The SVT exit poll showed Jimmie Akesson's Sweden Democrats, which demand that asylum immigration be cut to virtually zero, with 20.5% of the vote, up from 17.5% at the previous election.

While law and order issues are home turf for the right, gathering economic clouds as households and companies face sky-high power prices had been seen boosting Prime Minister Magdalena Andersson, viewed as a safe pair of hands and more popular than her party.

"I have voted for a Sweden where we continue to build on our strengths. Our ability to tackle society's problems together, form a sense of community and respect each other," Andersson said after voting in a Stockholm suburb.

Andersson was finance minister for many years before becoming Sweden's first female prime minister a year ago. Her main rival, Moderates leader Ulf Kristersson, had cast himself as the only candidate who could unite the right and unseat her.
Into the mainstream

Kristersson has spent years deepening ties with the Sweden Democrats, an anti-immigration party with white supremacists among its founders. Initially shunned by all the other parties, the Sweden Democrats are now increasingly part of the mainstream right.

The prospect the Sweden Democrats having a say in government policy or joining the cabinet, has divided voters.

"I'm fearing very much a repressive, very right-wing government coming," Malin Ericsson, 53, a travel consultant, said earlier on Sunday at a voting station in central Stockholm.

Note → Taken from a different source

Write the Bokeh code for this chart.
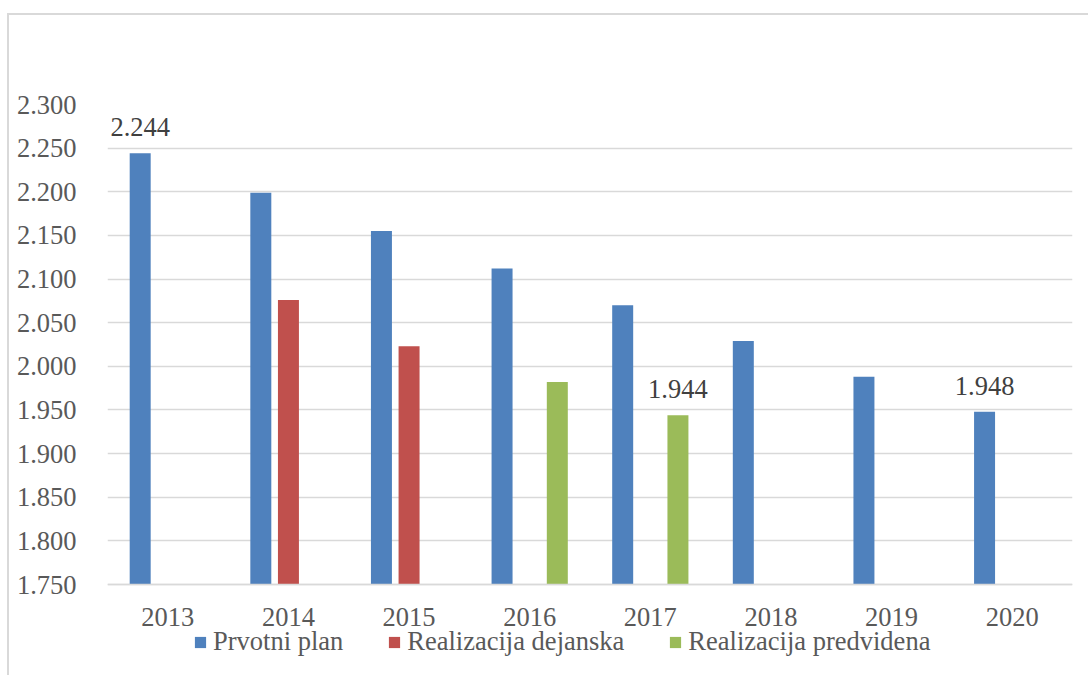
from bokeh.plotting import figure
from bokeh.models import (ColumnDataSource, FactorRange, Range1d, FixedTicker, Legend,
                          LegendItem, CustomJSTickFormatter, InlineStyleSheet)
from bokeh.transform import dodge
from bokeh.embed import file_html
from bokeh.resources import INLINE
from bokeh.core.properties import value

# --- data -------------------------------------------------------------
years = ["2013", "2014", "2015", "2016", "2017", "2018", "2019", "2020"]
prvotni_plan = [2244, 2199, 2155, 2112, 2070, 2029, 1988, 1948]
realizacija_dejanska = [None, 2076, 2023, None, None, None, None, None]
realizacija_predvidena = [None, None, None, 1982, 1944, None, None, None]
y_ticks = list(range(1750, 2301, 50))
# bars that carry a value label
labelled = {
    "Prvotni plan": ["2013", "2020"],
    "Realizacija predvidena": ["2017"],
}

series = [
    ("Prvotni plan", prvotni_plan, "#4F81BD", -0.229),
    ("Realizacija dejanska", realizacija_dejanska, "#C0504D", 0.0),
    ("Realizacija predvidena", realizacija_predvidena, "#9BBB59", 0.229),
]

FONT = "Liberation Serif"
SIZE = "26.5px"
TEXT = "#595959"
GRID = "#D9D9D9"

# the frame runs down to the bottom edge; the value axis spans 480 px,
# the remaining 91 px below the base line hold the category labels and legend
PLOT_H, BELOW_H = 480, 91
y_base = y_ticks[0]
y_low = y_base - BELOW_H * (y_ticks[-1] - y_base) / PLOT_H


def fmt(v):
    return f"{v:,}".replace(",", ".")


p = figure(
    width=1088, height=675,
    x_range=FactorRange(*years, range_padding=0, factor_padding=0),
    y_range=Range1d(y_low, y_ticks[-1]),
    output_backend="svg", toolbar_location=None,
    min_border_left=107, min_border_right=16,
    min_border_top=104, min_border_bottom=0,
)
p.outline_line_color = None
p.background_fill_color = "white"
p.border_fill_color = "white"

legend_items = []
for name, vals, color, off in series:
    xs = [y for y, v in zip(years, vals) if v is not None]
    ys = [v for v in vals if v is not None]
    src = ColumnDataSource(dict(year=xs, value=ys))
    r = p.vbar(x=dodge("year", off, range=p.x_range), top="value",
               bottom=y_base, width=0.174, source=src,
               fill_color=color, line_color=None)
    legend_items.append(LegendItem(label=name, renderers=[r]))

    lx = [y for y, v in zip(xs, ys) if y in labelled.get(name, [])]
    lv = [v for y, v in zip(xs, ys) if y in labelled.get(name, [])]
    if lx:
        lsrc = ColumnDataSource(dict(year=lx, value=lv, label=[fmt(v) for v in lv]))
        p.text(x=dodge("year", off, range=p.x_range), y="value", text="label",
               source=lsrc, text_align="center", text_baseline="alphabetic",
               y_offset=-26, text_font=value(FONT), text_font_size=SIZE,
               text_color="#404040")

# y axis
p.yaxis.ticker = FixedTicker(ticks=y_ticks)
p.yaxis.formatter = CustomJSTickFormatter(code="""
    const t = Math.round(tick);
    return Math.floor(t / 1000) + '.' + String(t % 1000).padStart(3, '0');
""")
p.yaxis.axis_line_color = None
p.yaxis.major_tick_line_color = None
p.yaxis.minor_tick_line_color = None
p.yaxis.major_label_standoff = 25
p.yaxis.major_label_text_font = FONT
p.yaxis.major_label_text_font_size = SIZE
p.yaxis.major_label_text_color = TEXT

p.ygrid.ticker = FixedTicker(ticks=y_ticks)
p.ygrid.grid_line_color = GRID
p.ygrid.grid_line_width = 1.4
p.xgrid.grid_line_color = None

# x axis sits on the base line of the bars
p.xaxis.fixed_location = y_base
p.xaxis.axis_line_color = GRID
p.xaxis.axis_line_width = 1.4
p.xaxis.major_tick_line_color = None
p.xaxis.minor_tick_line_color = None
p.xaxis.major_label_standoff = 17
p.xaxis.major_label_text_font = FONT
p.xaxis.major_label_text_font_size = SIZE
p.xaxis.major_label_text_color = TEXT

legend = Legend(items=legend_items, orientation="horizontal", location=(86, 18))
legend.border_line_color = None
legend.background_fill_alpha = 0
legend.padding = 0
legend.margin = 0
legend.spacing = 44
legend.glyph_width = 14
legend.glyph_height = 14
legend.label_standoff = 6
legend.label_height = 28
legend.label_text_font = FONT
legend.label_text_font_size = SIZE
legend.label_text_color = TEXT
p.add_layout(legend, "center")

# light frame around the chart area (top and left edges)
p.stylesheets = [InlineStyleSheet(css="""
:host { position: relative; }
:host::after {
  content: "";
  position: absolute;
  left: 7px; top: 13px; right: 0; bottom: 0;
  border-top: 2px solid #D9D9D9;
  border-left: 2px solid #D9D9D9;
  pointer-events: none;
  z-index: 5;
}
""")]

open("out.html", "w").write(file_html(p, INLINE))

The strong result for the Sweden Democrats fit a pattern of gains for the anti-immigration right wing across Europe where Italy looks poised to elect a conservative bloc including Giorgia Meloni's Brothers of Italy (FdI) and Matteo Salvini's League later this month. Read full story

"I have voted for a change in power," said Jorgen Hellstrom 47, a small business owner, as he voted near parliament. "Taxes need to come down by quite a bit and we need to sort out crime. The last eight years have gone in the wrong direction."

Kristersson had said he would seek to form a government with the small Christian Democrats and, possibly, the Liberals, and only rely on Sweden Democrat support in parliament. But it may be hard for him to snub a party that is set to be bigger than his own.

Whichever bloc wins, negotiations to form a government in a polarised and emotionally-charged political landscape are likely to be long and difficult.

Andersson will need to get support from the Centre Party and the Left, who are ideological opposites, and the Green Party as well, if she wants a second term as prime minister.